In other cases - this was my recent trip to the Caribbean, where they told me America's always been very generous at giving us things you think we need as opposed to the aid we think we need. And the aid they think they need in some of these countries is they need to build up police departments. They need to build up law enforcement so they can interdict drugs and secure the streets. And if they get that right, then they can send kids to school, then they can attract foreign investment to their country. But they have to get that part right.

The third dynamic that I say - and I leave humanitarian aside, because obviously natural disasters happen and these things will recur. But the best foreign aid is foreign aid that ends. You know why it ends?

(Protest utterances.)

The best foreign aid is foreign aid that ends because it's achieved its purpose. So take country X, and they say we want help with our law enforcement. The best foreign aid is foreign aid where at some point that country doesn't need it anymore, because now they're self-sufficient. South Africa is - I'm sorry, South Korea is a great example. South Korea was once poorer than North Korea. South Korea was once an aid-dependent nation. Today it is an aid donor and the ninth or tenth-largest economy in the world. That has to be the goal of our foreign aid. It has to be that it ultimately ends because it creates self-sufficiency.

There are other tools of foreign aid, by the way, whether it's the investment funds we have or Millennium Challenge grant. Those are outside my direct control or purview.
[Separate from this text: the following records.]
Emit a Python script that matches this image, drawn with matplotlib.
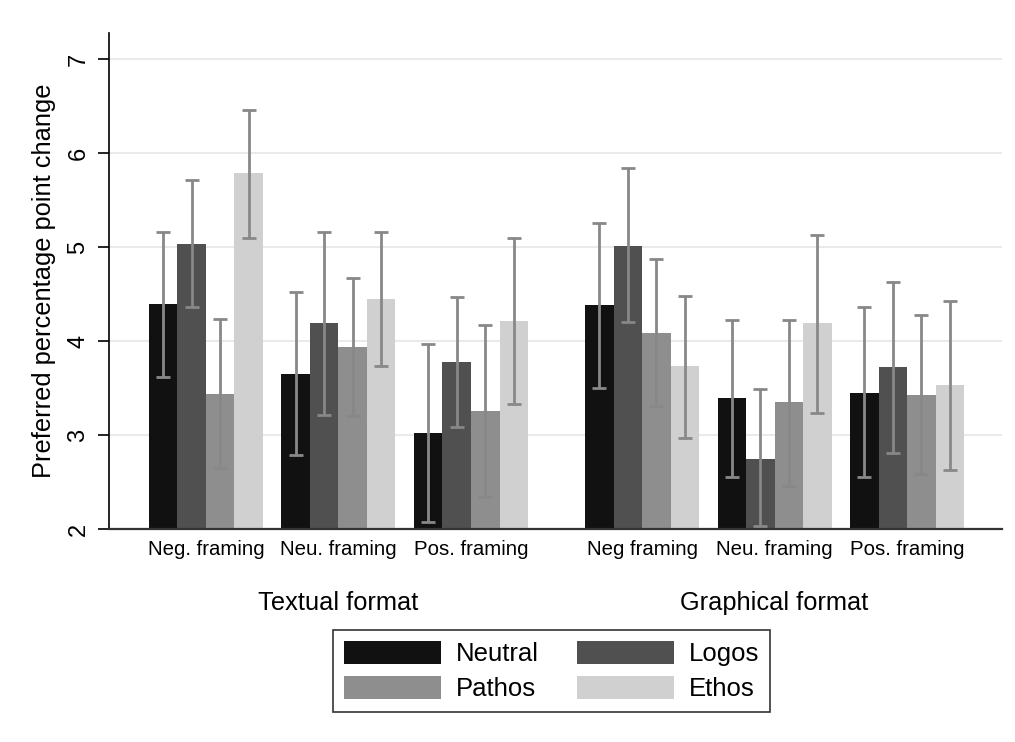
import matplotlib
matplotlib.use('Agg')
import matplotlib.pyplot as plt
import numpy as np

plt.rcParams['font.family'] = ['Liberation Sans', 'DejaVu Sans']

# categories
series = ['Neutral', 'Logos', 'Pathos', 'Ethos']
colores = ['#111111', '#505050', '#8e8e8e', '#d0d0d0']
framings = ['Neg. framing', 'Neu. framing', 'Pos. framing',
            'Neg framing', 'Neu. framing', 'Pos. framing']
formatos = ['Textual format', 'Graphical format']

# means per framing group (rows) and series (columns)
medias = np.array([
    [4.40, 5.03, 3.44, 5.79],
    [3.65, 4.19, 3.94, 4.45],
    [3.02, 3.78, 3.26, 4.21],
    [4.38, 5.01, 4.09, 3.73],
    [3.39, 2.75, 3.35, 4.19],
    [3.45, 3.72, 3.43, 3.53],
])
# upper / lower CI bounds
sup = np.array([
    [5.16, 5.71, 4.24, 6.46],
    [4.52, 5.16, 4.67, 5.16],
    [3.97, 4.47, 4.17, 5.10],
    [5.26, 5.84, 4.87, 4.48],
    [4.22, 3.49, 4.23, 5.13],
    [4.36, 4.63, 4.28, 4.43],
])
inf = np.array([
    [3.62, 4.36, 2.65, 5.10],
    [2.79, 3.21, 3.20, 3.74],
    [2.07, 3.09, 2.34, 3.33],
    [3.50, 4.20, 3.31, 2.97],
    [2.55, 2.03, 2.46, 3.23],
    [2.55, 2.81, 2.59, 2.63],
])

fig = plt.figure(figsize=(10.15, 7.42), dpi=100)
ax = fig.add_axes([0.1074, 0.2871, 0.8798, 0.6684])

# group centres (bar width = 1)
centros = []
x = 1.4
for g in range(6):
    if g == 3:
        x += 2.0 - 0.65
    centros.append(x + 2.0)
    x += 4.0 + 0.65
centros = np.array(centros)

for k in range(4):
    pos = centros - 1.5 + k
    ax.bar(pos, medias[:, k] - 2, bottom=2, width=1.0, color=colores[k],
           label=series[k], zorder=2)
    ax.errorbar(pos, medias[:, k],
                yerr=[medias[:, k] - inf[:, k], sup[:, k] - medias[:, k]],
                fmt='none', ecolor='#888888', elinewidth=2, capsize=4.7,
                capthick=2, zorder=3)

ax.set_xlim(0, 31.33)
ax.set_ylim(2, 7.28)
ax.set_yticks([2, 3, 4, 5, 6, 7])
ax.set_xticks(centros)
ax.set_xticklabels(framings)
ax.tick_params(axis='x', length=0, pad=8, labelsize=14.7)
ax.tick_params(axis='y', length=8, width=1.2, pad=6, labelsize=17,
               labelrotation=90)
for t in ax.get_yticklabels():
    t.set_va('center')
ax.grid(axis='y', color='#eaeaea', linewidth=1.5, zorder=0)
ax.set_axisbelow(True)
for s in ['top', 'right']:
    ax.spines[s].set_visible(False)
ax.spines['left'].set_linewidth(1.2)
ax.spines['bottom'].set_linewidth(1.6)
ax.spines['bottom'].set_color('#333333')
ax.set_ylabel('Preferred percentage point change', fontsize=18.3, labelpad=8)

# format labels under groups
ax.text(centros[1], -0.15, formatos[0], transform=ax.get_xaxis_transform(),
        ha='center', va='center', fontsize=18.3)
ax.text(centros[4], -0.15, formatos[1], transform=ax.get_xaxis_transform(),
        ha='center', va='center', fontsize=18.3)

h, l = ax.get_legend_handles_labels()
orden = [0, 2, 1, 3]
leg = fig.legend([h[i] for i in orden], [l[i] for i in orden], ncol=2,
                 loc='center', bbox_to_anchor=(0.5434, 0.0957), fontsize=18.5,
                 frameon=True, fancybox=False, edgecolor='black',
                 handlelength=3.77, handleheight=1.0, handletextpad=0.58,
                 labelspacing=0.39, borderpad=0.43, columnspacing=1.5,
                 borderaxespad=0)
leg.get_frame().set_linewidth(1.2)

plt.savefig('out.png', dpi=100)
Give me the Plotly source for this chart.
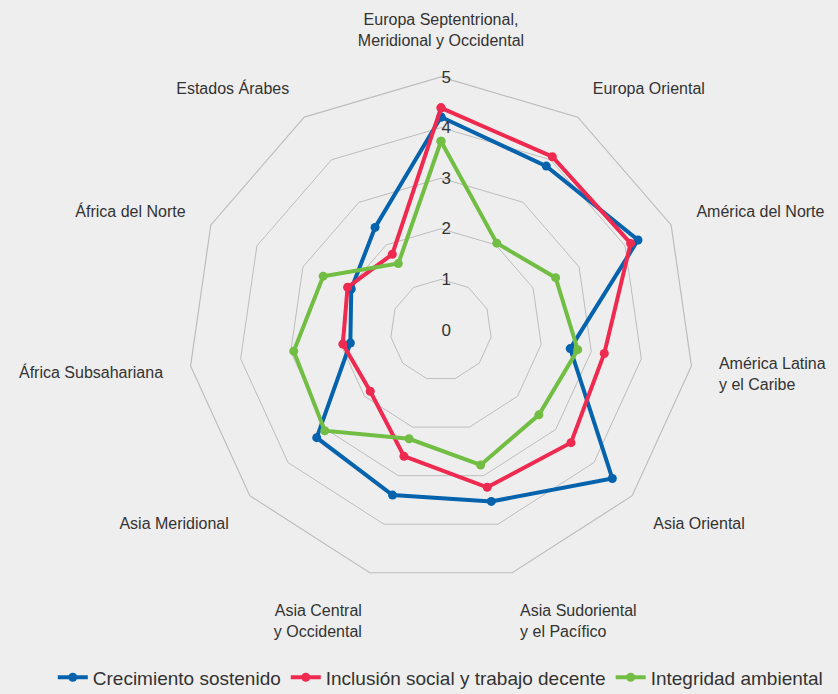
import plotly.graph_objects as go

# Regions, clockwise from the top of the radar
regiones = [
    "Europa Septentrional,<br>Meridional y Occidental",
    "Europa Oriental",
    "América del Norte",
    "América Latina<br>y el Caribe",
    "Asia Oriental",
    "Asia Sudoriental<br>y el Pacífico",
    "Asia Central<br>y Occidental",
    "Asia Meridional",
    "África Subsahariana",
    "África del Norte",
    "Estados Árabes",
]

crecimiento = [4.21, 3.85, 4.28, 2.58, 4.48, 3.53, 3.40, 3.25, 1.81, 1.95, 2.41]
inclusion = [4.39, 4.07, 4.12, 3.26, 3.40, 3.24, 2.60, 1.85, 1.96, 2.03, 1.78]
integridad = [3.73, 2.04, 2.49, 2.73, 2.56, 2.78, 2.24, 3.04, 2.94, 2.56, 1.56]

radial_ticks = [0, 1, 2, 3, 4, 5]

series = [
    ("Crecimiento sostenido", crecimiento, "#0563AD"),
    ("Inclusión social y trabajo decente", inclusion, "#EE2A50"),
    ("Integridad ambiental", integridad, "#72BE44"),
]

FONT = "Liberation Sans Narrow, Arial Narrow, sans-serif"

fig = go.Figure()
for name, vals, color in series:
    fig.add_trace(go.Scatterpolar(
        r=vals + vals[:1],
        theta=regiones + regiones[:1],
        name=name,
        mode="lines+markers",
        line=dict(color=color, width=4),
        marker=dict(color=color, size=9),
    ))

fig.update_layout(
    width=838,
    height=694,
    paper_bgcolor="#EEEEEE",
    plot_bgcolor="#EEEEEE",
    margin=dict(l=0, r=0, t=0, b=0, autoexpand=False),
    font=dict(family=FONT, size=16, color="#333333"),
    polar=dict(
        domain=dict(x=[188 / 838, 694 / 838], y=[111 / 694, 617 / 694]),
        bgcolor="#EEEEEE",
        gridshape="linear",
        radialaxis=dict(
            range=[0, 5],
            tickvals=radial_ticks,
            angle=90,
            tickangle=90,
            showline=False,
            ticks="",
            gridcolor="#BDBDBD",
            gridwidth=1.2,
            tickfont=dict(size=17, color="#333333"),
        ),
        angularaxis=dict(
            direction="clockwise",
            rotation=90,
            showgrid=False,
            showline=True,
            linecolor="#BDBDBD",
            linewidth=1.2,
            ticks="outside",
            ticklen=24,
            tickcolor="rgba(0,0,0,0)",
            tickfont=dict(size=16, color="#333333"),
        ),
    ),
    legend=dict(
        orientation="h",
        x=0.526,
        xanchor="center",
        y=0.024,
        yanchor="middle",
        font=dict(size=19, color="#333333"),
        bgcolor="rgba(0,0,0,0)",
    ),
)

fig.write_html("out.html")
They're not - they're under the committee's purview, and there will be efforts at reform there as well and potentially even expansion in one of them, although that won't be my decision solely.
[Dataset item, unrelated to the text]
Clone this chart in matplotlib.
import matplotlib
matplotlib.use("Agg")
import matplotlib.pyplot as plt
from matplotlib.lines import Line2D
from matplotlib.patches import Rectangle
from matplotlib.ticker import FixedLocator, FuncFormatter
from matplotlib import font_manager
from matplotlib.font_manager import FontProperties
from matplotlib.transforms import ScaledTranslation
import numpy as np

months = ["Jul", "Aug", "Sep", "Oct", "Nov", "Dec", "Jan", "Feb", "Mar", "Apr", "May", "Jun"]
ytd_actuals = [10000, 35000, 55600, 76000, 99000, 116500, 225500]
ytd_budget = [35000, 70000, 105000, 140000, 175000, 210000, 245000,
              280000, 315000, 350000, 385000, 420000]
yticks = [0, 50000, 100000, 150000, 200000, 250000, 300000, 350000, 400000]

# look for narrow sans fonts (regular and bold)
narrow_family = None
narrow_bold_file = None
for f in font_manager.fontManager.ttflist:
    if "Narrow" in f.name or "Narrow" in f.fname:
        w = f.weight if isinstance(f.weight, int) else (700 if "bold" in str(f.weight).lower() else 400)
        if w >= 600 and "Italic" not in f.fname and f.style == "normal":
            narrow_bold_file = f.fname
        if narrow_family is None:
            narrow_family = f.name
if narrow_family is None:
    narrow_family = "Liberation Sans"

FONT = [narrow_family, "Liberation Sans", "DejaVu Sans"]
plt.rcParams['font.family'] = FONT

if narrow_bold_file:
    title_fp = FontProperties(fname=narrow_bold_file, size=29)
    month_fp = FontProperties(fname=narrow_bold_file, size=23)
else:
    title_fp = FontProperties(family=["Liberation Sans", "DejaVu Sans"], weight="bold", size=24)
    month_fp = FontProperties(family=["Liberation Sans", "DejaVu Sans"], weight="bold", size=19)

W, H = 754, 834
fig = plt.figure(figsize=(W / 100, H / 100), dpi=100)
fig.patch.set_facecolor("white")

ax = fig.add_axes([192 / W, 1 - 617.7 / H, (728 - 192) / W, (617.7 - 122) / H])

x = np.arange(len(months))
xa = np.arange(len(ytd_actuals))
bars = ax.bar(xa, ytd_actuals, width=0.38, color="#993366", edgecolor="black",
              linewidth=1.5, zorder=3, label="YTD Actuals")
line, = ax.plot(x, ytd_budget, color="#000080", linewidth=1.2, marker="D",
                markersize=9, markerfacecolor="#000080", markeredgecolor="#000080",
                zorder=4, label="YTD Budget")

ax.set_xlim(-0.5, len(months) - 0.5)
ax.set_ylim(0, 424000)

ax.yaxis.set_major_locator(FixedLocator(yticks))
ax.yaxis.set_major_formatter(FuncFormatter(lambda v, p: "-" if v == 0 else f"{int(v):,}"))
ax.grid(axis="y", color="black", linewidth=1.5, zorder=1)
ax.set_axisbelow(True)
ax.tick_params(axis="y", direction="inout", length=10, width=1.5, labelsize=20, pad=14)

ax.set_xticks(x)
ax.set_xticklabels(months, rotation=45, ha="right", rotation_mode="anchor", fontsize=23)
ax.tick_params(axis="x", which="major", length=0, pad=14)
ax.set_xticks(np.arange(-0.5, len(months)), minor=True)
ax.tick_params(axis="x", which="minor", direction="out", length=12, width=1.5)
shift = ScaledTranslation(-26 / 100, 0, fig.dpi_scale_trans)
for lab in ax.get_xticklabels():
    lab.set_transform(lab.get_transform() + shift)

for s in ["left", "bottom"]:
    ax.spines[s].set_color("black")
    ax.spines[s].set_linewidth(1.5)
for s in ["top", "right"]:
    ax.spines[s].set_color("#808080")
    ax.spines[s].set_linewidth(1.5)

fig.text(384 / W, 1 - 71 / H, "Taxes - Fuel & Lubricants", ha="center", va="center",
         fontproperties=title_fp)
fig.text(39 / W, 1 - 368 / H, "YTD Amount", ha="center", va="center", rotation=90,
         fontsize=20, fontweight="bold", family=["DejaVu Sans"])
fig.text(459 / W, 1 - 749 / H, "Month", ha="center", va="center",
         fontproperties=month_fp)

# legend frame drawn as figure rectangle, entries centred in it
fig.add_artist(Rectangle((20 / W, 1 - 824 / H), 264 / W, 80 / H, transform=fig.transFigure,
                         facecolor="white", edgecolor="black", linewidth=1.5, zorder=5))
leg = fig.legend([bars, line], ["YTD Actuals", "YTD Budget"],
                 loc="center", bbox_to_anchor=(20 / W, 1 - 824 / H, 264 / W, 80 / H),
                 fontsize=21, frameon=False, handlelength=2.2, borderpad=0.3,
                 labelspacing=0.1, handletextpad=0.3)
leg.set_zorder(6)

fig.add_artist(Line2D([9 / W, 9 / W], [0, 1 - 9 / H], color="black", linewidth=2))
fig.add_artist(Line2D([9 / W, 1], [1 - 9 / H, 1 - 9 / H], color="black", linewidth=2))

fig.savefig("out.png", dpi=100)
So as we move forward in some of this and as you'll see some of the features of the budget we've presented before you, one of the ideas we have is having a global health programs account. The other is having a consolidated humanitarian assistance account. And the combination of these two things will allow us to deliver aid as part of the package driven from the ground up. I said this at the previous hearing: One of the most important things I feel, one of the most useful things to me in my time at the department, has been the cables, the cables that I get from ambassadors. We have gotten so many ideas from those cables. Will those ideas have ultimately made their way to me? Maybe, I don't know, but maybe months from now or weeks from now.

I want more of that in the department, and I want to empower embassies to be able to make decisions about which programs we should be funding, where the money should be going. I want, when an ambassador goes into a meeting, for she or he to be able to say to them here is a portfolio of things we can offer; which ones would make the most sense to you? So we're trying to accommodate that through these - the creation of these two funds. It's important to understand we're not walking away from foreign aid. We will still be the world's largest foreign aid donor by a lot. It won't even be close. But we want to target it more effectively.

Another feature is this America First Opportunity Fund, which, frankly, will allow us to be more nimble in providing funds for specific programs that arise outside the normal cycle of funding. And Syria, once again, is a great example. We don't have any money in the fiscal year's budget for Syria, because, frankly, none of us thought we would be talking about helping the Syrian Government six months ago or eight months ago, but now we have an opportunity to do it. And rather than have to go through reprogramming and all kinds of shuffling, to have the flexibility at some level to be able to respond quickly to something like that, that might be multifaceted in the approach, is an important thing to consider, as well as aligning it to other priorities we have as an administration.

So I do look forward to working with you, because, frankly, I have to - you pass the appropriations bills - but also because I think it can be very constructive.